Google’s advanced tech director wants everything to be a computer

By Eillie Anzilotti

Think about all the things you touch in your life. If you’re a runner, you might imagine your shoes and a water bottle; if you’re a chef, it might be kitchen tools and an oven.

Those things, to Google’s head of advanced hardware Ivan Poupyrev, are more interesting than the computers and gadgets we are spending more and more of our time on. So he’s on a mission to see that the everyday things in our lives “can become a part of the way we interact with our digital life.” On stage at TED in Vancouver on Thursday, he posed the question: “Can the world become our interface?”

He was wearing the proof that it’s not as impossible as it sounds. Poupyrev—officially the director of the company’s Advanced Technology and Projects group (ATAP)—is the engineer behind Project Jacquard, which brought about the smart jacket that Google and Levis created to be a wearable in the most literal sense of the word: It looks like a standard jean jacket, but contains sensors in the sleeve that allow the wearer to control their phone and other devices. (Poupyrev was using it, for instance, to advance the slides in his presentation). Poupyrev pioneered Project Soli, a type of small motion-enabled sensor that can essentially activate any object and enable it to respond to commands delivered through gestures.

His team at Google is now at work in creating more and more “smart things.” He showed how a running shoe embedded with Google sensors could collect data for the user about their stride and strength of impact, or how a sensor-enabled chair could control music in a house. Poupyrev’s idea is to embed sensor technology into the materials that manufacturers like furniture makers, clothing designers, and industrial designers are already using, so they can continue to do what they do while ushering in a new wave of interfaces. “My philosophy is that technology has to make existing things better,” Poupyrev says.

The challenge with this new model of computing, Poupyrev says, is that “we have to avoid fragmentation.” If all the devices we interact with could behave as computers, he had to figure out a way to ensure they all worked together “to create a service ecosystem,” not a collection of sensor-enabled objects that each require a heavy lift to learn how to operate.
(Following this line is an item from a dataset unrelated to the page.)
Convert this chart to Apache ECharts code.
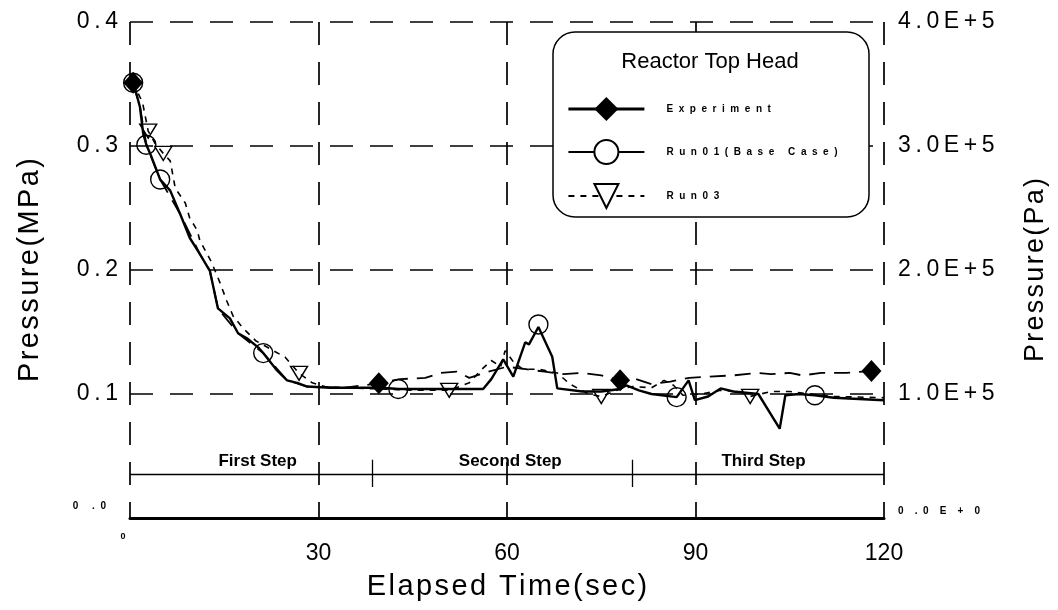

On the stage, Poupyrev shared for the first time Google’s solution to this issue: A small device, no bigger than a flash drive, with a few electrodes on the back that attach to objects and connect them to the cloud. “So when you plug the device into different things, the device will recognize where you plug in and reconfigure itself to enable specific functionality for those specific things,” he says.

The obvious issue with this idea of turning everything into a smart things is what happens to the data. If everything from the chair you sit on to the clothes you put on can collect data about where you are and what you’re doing, and transmit it to the cloud, it has the potential to exponentially deepen everyone’s digital footprint, which, in an age of significant uncertainty around privacy and data, is a cause for concern.

Poupyrev didn’t exactly have an answer to that question when it was raised by head of TED Chris Anderson. The Google engineer said that for now, the company is keeping the data it receives through the pilot runs of the new device secure, but this new frontier of computing, as Poupyrev describes it, will undeniably call for a new, and much stronger, contract around data privacy and security.